[Start Data block]

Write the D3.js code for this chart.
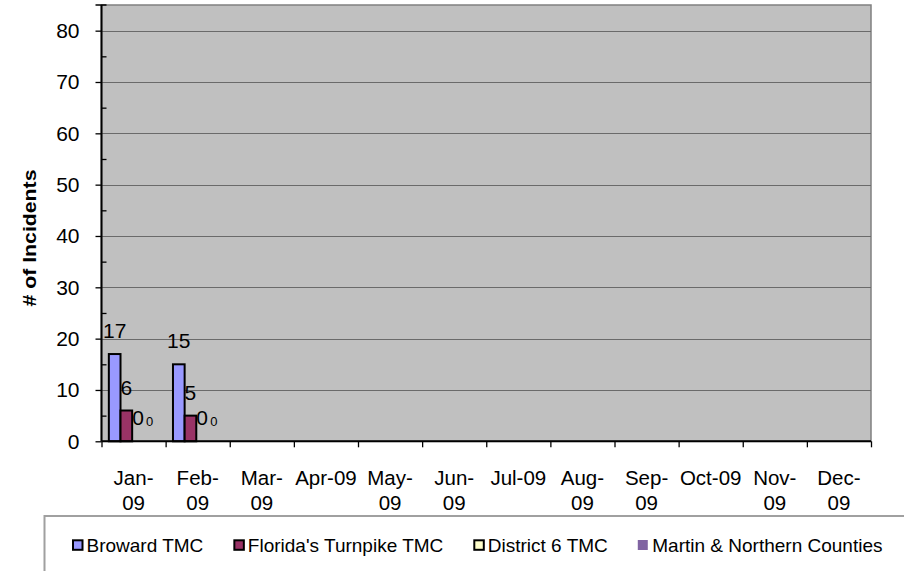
<!DOCTYPE html>
<html>
<head>
<meta charset="utf-8">
<script src="https://cdn.jsdelivr.net/npm/d3@7"></script>
<style>
  html, body { margin: 0; padding: 0; background: #fff; }
  svg { display: block; }
  text { font-family: "Liberation Sans", Arial, sans-serif; fill: #000; }
</style>
</head>
<body>
<svg id="chart" width="904" height="571"></svg>
<script>
// ---- data ----
const months = ["Jan-09","Feb-09","Mar-09","Apr-09","May-09","Jun-09","Jul-09","Aug-09","Sep-09","Oct-09","Nov-09","Dec-09"];
const tickLabels = ["Jan-\n09","Feb-\n09","Mar-\n09","Apr-09","May-\n09","Jun-\n09","Jul-09","Aug-\n09","Sep-\n09","Oct-09","Nov-\n09","Dec-\n09"];
const seriesNames = ["Broward TMC","Florida's Turnpike TMC","District 6 TMC","Martin & Northern Counties"];
const broward   = [17, 15, null, null, null, null, null, null, null, null, null, null];
const turnpike  = [6, 5, null, null, null, null, null, null, null, null, null, null];
const district6 = [0, 0, null, null, null, null, null, null, null, null, null, null];
const martin    = [0, 0, null, null, null, null, null, null, null, null, null, null];
const yTicks = [0, 10, 20, 30, 40, 50, 60, 70, 80];
const yMinorTicks = [5, 15, 25, 35, 45, 55, 65, 75];
const yTitle = "# of Incidents";

// ---- styles ----
const colors = ["#9999FF", "#993366", "#FFFFCC", "#8064A2"];
const strokes = ["#000", "#000", "#000", "none"];
const labelSizes = [21, 21, 21, 13];

const svg = d3.select("#chart");
const pLeft = 101.5, pRight = 871, pTop = 5, pBottom = 441.3;

const x0 = d3.scaleBand().domain(months).range([pLeft, pRight]).padding(0);
const x1 = d3.scaleBand().domain(seriesNames).range([0, x0.bandwidth()])
  .paddingInner(0).paddingOuter(0.75).align(0.42);
const y = d3.scaleLinear().domain([0, 85]).range([pBottom, pTop]);

// plot area
svg.append("rect")
  .attr("x", pLeft).attr("y", pTop)
  .attr("width", pRight - pLeft).attr("height", pBottom - pTop)
  .attr("fill", "#C0C0C0").attr("stroke", "#808080").attr("stroke-width", 1.5);

// gridlines
svg.append("g").selectAll("line").data(yTicks.filter(d => d > 0)).join("line")
  .attr("x1", pLeft).attr("x2", pRight)
  .attr("y1", d => Math.round(y(d)) + 0.5).attr("y2", d => Math.round(y(d)) + 0.5)
  .attr("stroke", "#6A6A6A").attr("stroke-width", 1);

// bars
const allSeries = [broward, turnpike, district6, martin];
const gBars = svg.append("g");
allSeries.forEach((vals, si) => {
  const pts = months.map((m, i) => ({ m, v: vals[i] })).filter(d => d.v !== null);
  gBars.selectAll(null).data(pts).join("rect")
    .attr("x", d => x0(d.m) + x1(seriesNames[si]))
    .attr("y", d => y(d.v))
    .attr("width", x1.bandwidth())
    .attr("height", d => y(0) - y(d.v))
    .attr("fill", colors[si])
    .attr("stroke", strokes[si])
    .attr("stroke-width", 2);
  gBars.selectAll(null).data(pts).join("text")
    .attr("x", d => x0(d.m) + x1(seriesNames[si]) + x1.bandwidth() / 2)
    .attr("y", d => y(d.v) - (si === 3 ? 15 : 16))
    .attr("text-anchor", "middle")
    .attr("font-size", labelSizes[si])
    .text(d => d.v);
});

// y axis major
const yAxis = d3.axisLeft(y).tickValues(yTicks).tickSize(6).tickPadding(16).tickFormat(d3.format("d"));
const gy = svg.append("g").attr("transform", `translate(${pLeft},0)`).call(yAxis);
gy.select(".domain").remove();
gy.selectAll(".tick line").attr("stroke", "#000").attr("stroke-width", 1.3);
gy.selectAll(".tick text").attr("font-size", 21).attr("font-family", "Liberation Sans, Arial, sans-serif").attr("fill", "#000");

// y axis minor (inside)
const yMinor = d3.axisRight(y).tickValues(yMinorTicks).tickSize(5).tickFormat("");
const gym = svg.append("g").attr("transform", `translate(${pLeft},0)`).call(yMinor);
gym.select(".domain").remove();
gym.selectAll(".tick line").attr("stroke", "#000").attr("stroke-width", 1.3);

// axis lines
svg.append("line").attr("x1", pLeft).attr("x2", pLeft).attr("y1", pTop).attr("y2", pBottom)
  .attr("stroke", "#000").attr("stroke-width", 2);
svg.append("line").attr("x1", pLeft - 6).attr("x2", pLeft + 5).attr("y1", pTop).attr("y2", pTop)
  .attr("stroke", "#000").attr("stroke-width", 1.5);

// x axis ticks at band boundaries
const xb = d3.scaleLinear().domain([0, months.length]).range([pLeft, pRight]);
const xAxis = d3.axisBottom(xb).tickValues(d3.range(months.length + 1)).tickSize(6).tickFormat("");
const gx = svg.append("g").attr("transform", `translate(0,${pBottom})`).call(xAxis);
gx.select(".domain").remove();
gx.selectAll(".tick line").attr("stroke", "#000").attr("stroke-width", 1.3);
svg.append("line").attr("x1", pLeft).attr("x2", pRight).attr("y1", pBottom).attr("y2", pBottom)
  .attr("stroke", "#000").attr("stroke-width", 2);

// x tick labels (wrapped)
const gxl = svg.append("g");
months.forEach((m, i) => {
  const t = gxl.append("text")
    .attr("x", x0(m) + x0.bandwidth() / 2)
    .attr("y", 484.5)
    .attr("text-anchor", "middle")
    .attr("font-size", 20.5);
  tickLabels[i].split("\n").forEach((ln, li) => {
    t.append("tspan").attr("x", x0(m) + x0.bandwidth() / 2).attr("dy", li === 0 ? 0 : 25).text(ln);
  });
});

// y title
svg.append("text")
  .attr("transform", "translate(36,238) rotate(-90)")
  .attr("text-anchor", "middle")
  .attr("font-size", 18)
  .attr("font-weight", "bold")
  .attr("textLength", 137)
  .attr("lengthAdjust", "spacingAndGlyphs")
  .text(yTitle);

// legend
svg.append("rect").attr("x", 44.5).attr("y", 516).attr("width", 900).attr("height", 100)
  .attr("fill", "#fff").attr("stroke", "#A0A0A0").attr("stroke-width", 2);
let lx = 72;
seriesNames.forEach((name, si) => {
  const g = svg.append("g");
  if (strokes[si] === "none") {
    g.append("rect").attr("x", lx).attr("y", 540).attr("width", 10).attr("height", 10).attr("fill", colors[si]);
  } else {
    g.append("rect").attr("x", lx + 1).attr("y", 540.3).attr("width", 9.5).attr("height", 9.5)
      .attr("fill", colors[si]).attr("stroke", "#000").attr("stroke-width", 2);
  }
  const t = g.append("text").attr("x", lx + 14.5).attr("y", 552).attr("font-size", 19).text(name);
  lx = lx + 14.5 + t.node().getComputedTextLength() + 30;
});
</script>
</body>
</html>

[End Data block]

> **What you need to do**
Output an exact copy of the material, with the pictures removed.

> **Complete answer**
Write the D3.js code for this chart.
<!DOCTYPE html>
<html>
<head>
<meta charset="utf-8">
<script src="https://cdn.jsdelivr.net/npm/d3@7"></script>
<style>
  html, body { margin: 0; padding: 0; background: #fff; }
  svg { display: block; }
  text { font-family: "Liberation Sans", Arial, sans-serif; fill: #000; }
</style>
</head>
<body>
<svg id="chart" width="904" height="571"></svg>
<script>
// ---- data ----
const months = ["Jan-09","Feb-09","Mar-09","Apr-09","May-09","Jun-09","Jul-09","Aug-09","Sep-09","Oct-09","Nov-09","Dec-09"];
const tickLabels = ["Jan-\n09","Feb-\n09","Mar-\n09","Apr-09","May-\n09","Jun-\n09","Jul-09","Aug-\n09","Sep-\n09","Oct-09","Nov-\n09","Dec-\n09"];
const seriesNames = ["Broward TMC","Florida's Turnpike TMC","District 6 TMC","Martin & Northern Counties"];
const broward   = [17, 15, null, null, null, null, null, null, null, null, null, null];
const turnpike  = [6, 5, null, null, null, null, null, null, null, null, null, null];
const district6 = [0, 0, null, null, null, null, null, null, null, null, null, null];
const martin    = [0, 0, null, null, null, null, null, null, null, null, null, null];
const yTicks = [0, 10, 20, 30, 40, 50, 60, 70, 80];
const yMinorTicks = [5, 15, 25, 35, 45, 55, 65, 75];
const yTitle = "# of Incidents";

// ---- styles ----
const colors = ["#9999FF", "#993366", "#FFFFCC", "#8064A2"];
const strokes = ["#000", "#000", "#000", "none"];
const labelSizes = [21, 21, 21, 13];

const svg = d3.select("#chart");
const pLeft = 101.5, pRight = 871, pTop = 5, pBottom = 441.3;

const x0 = d3.scaleBand().domain(months).range([pLeft, pRight]).padding(0);
const x1 = d3.scaleBand().domain(seriesNames).range([0, x0.bandwidth()])
  .paddingInner(0).paddingOuter(0.75).align(0.42);
const y = d3.scaleLinear().domain([0, 85]).range([pBottom, pTop]);

// plot area
svg.append("rect")
  .attr("x", pLeft).attr("y", pTop)
  .attr("width", pRight - pLeft).attr("height", pBottom - pTop)
  .attr("fill", "#C0C0C0").attr("stroke", "#808080").attr("stroke-width", 1.5);

// gridlines
svg.append("g").selectAll("line").data(yTicks.filter(d => d > 0)).join("line")
  .attr("x1", pLeft).attr("x2", pRight)
  .attr("y1", d => Math.round(y(d)) + 0.5).attr("y2", d => Math.round(y(d)) + 0.5)
  .attr("stroke", "#6A6A6A").attr("stroke-width", 1);

// bars
const allSeries = [broward, turnpike, district6, martin];
const gBars = svg.append("g");
allSeries.forEach((vals, si) => {
  const pts = months.map((m, i) => ({ m, v: vals[i] })).filter(d => d.v !== null);
  gBars.selectAll(null).data(pts).join("rect")
    .attr("x", d => x0(d.m) + x1(seriesNames[si]))
    .attr("y", d => y(d.v))
    .attr("width", x1.bandwidth())
    .attr("height", d => y(0) - y(d.v))
    .attr("fill", colors[si])
    .attr("stroke", strokes[si])
    .attr("stroke-width", 2);
  gBars.selectAll(null).data(pts).join("text")
    .attr("x", d => x0(d.m) + x1(seriesNames[si]) + x1.bandwidth() / 2)
    .attr("y", d => y(d.v) - (si === 3 ? 15 : 16))
    .attr("text-anchor", "middle")
    .attr("font-size", labelSizes[si])
    .text(d => d.v);
});

// y axis major
const yAxis = d3.axisLeft(y).tickValues(yTicks).tickSize(6).tickPadding(16).tickFormat(d3.format("d"));
const gy = svg.append("g").attr("transform", `translate(${pLeft},0)`).call(yAxis);
gy.select(".domain").remove();
gy.selectAll(".tick line").attr("stroke", "#000").attr("stroke-width", 1.3);
gy.selectAll(".tick text").attr("font-size", 21).attr("font-family", "Liberation Sans, Arial, sans-serif").attr("fill", "#000");

// y axis minor (inside)
const yMinor = d3.axisRight(y).tickValues(yMinorTicks).tickSize(5).tickFormat("");
const gym = svg.append("g").attr("transform", `translate(${pLeft},0)`).call(yMinor);
gym.select(".domain").remove();
gym.selectAll(".tick line").attr("stroke", "#000").attr("stroke-width", 1.3);

// axis lines
svg.append("line").attr("x1", pLeft).attr("x2", pLeft).attr("y1", pTop).attr("y2", pBottom)
  .attr("stroke", "#000").attr("stroke-width", 2);
svg.append("line").attr("x1", pLeft - 6).attr("x2", pLeft + 5).attr("y1", pTop).attr("y2", pTop)
  .attr("stroke", "#000").attr("stroke-width", 1.5);

// x axis ticks at band boundaries
const xb = d3.scaleLinear().domain([0, months.length]).range([pLeft, pRight]);
const xAxis = d3.axisBottom(xb).tickValues(d3.range(months.length + 1)).tickSize(6).tickFormat("");
const gx = svg.append("g").attr("transform", `translate(0,${pBottom})`).call(xAxis);
gx.select(".domain").remove();
gx.selectAll(".tick line").attr("stroke", "#000").attr("stroke-width", 1.3);
svg.append("line").attr("x1", pLeft).attr("x2", pRight).attr("y1", pBottom).attr("y2", pBottom)
  .attr("stroke", "#000").attr("stroke-width", 2);

// x tick labels (wrapped)
const gxl = svg.append("g");
months.forEach((m, i) => {
  const t = gxl.append("text")
    .attr("x", x0(m) + x0.bandwidth() / 2)
    .attr("y", 484.5)
    .attr("text-anchor", "middle")
    .attr("font-size", 20.5);
  tickLabels[i].split("\n").forEach((ln, li) => {
    t.append("tspan").attr("x", x0(m) + x0.bandwidth() / 2).attr("dy", li === 0 ? 0 : 25).text(ln);
  });
});

// y title
svg.append("text")
  .attr("transform", "translate(36,238) rotate(-90)")
  .attr("text-anchor", "middle")
  .attr("font-size", 18)
  .attr("font-weight", "bold")
  .attr("textLength", 137)
  .attr("lengthAdjust", "spacingAndGlyphs")
  .text(yTitle);

// legend
svg.append("rect").attr("x", 44.5).attr("y", 516).attr("width", 900).attr("height", 100)
  .attr("fill", "#fff").attr("stroke", "#A0A0A0").attr("stroke-width", 2);
let lx = 72;
seriesNames.forEach((name, si) => {
  const g = svg.append("g");
  if (strokes[si] === "none") {
    g.append("rect").attr("x", lx).attr("y", 540).attr("width", 10).attr("height", 10).attr("fill", colors[si]);
  } else {
    g.append("rect").attr("x", lx + 1).attr("y", 540.3).attr("width", 9.5).attr("height", 9.5)
      .attr("fill", colors[si]).attr("stroke", "#000").attr("stroke-width", 2);
  }
  const t = g.append("text").attr("x", lx + 14.5).attr("y", 552).attr("font-size", 19).text(name);
  lx = lx + 14.5 + t.node().getComputedTextLength() + 30;
});
</script>
</body>
</html>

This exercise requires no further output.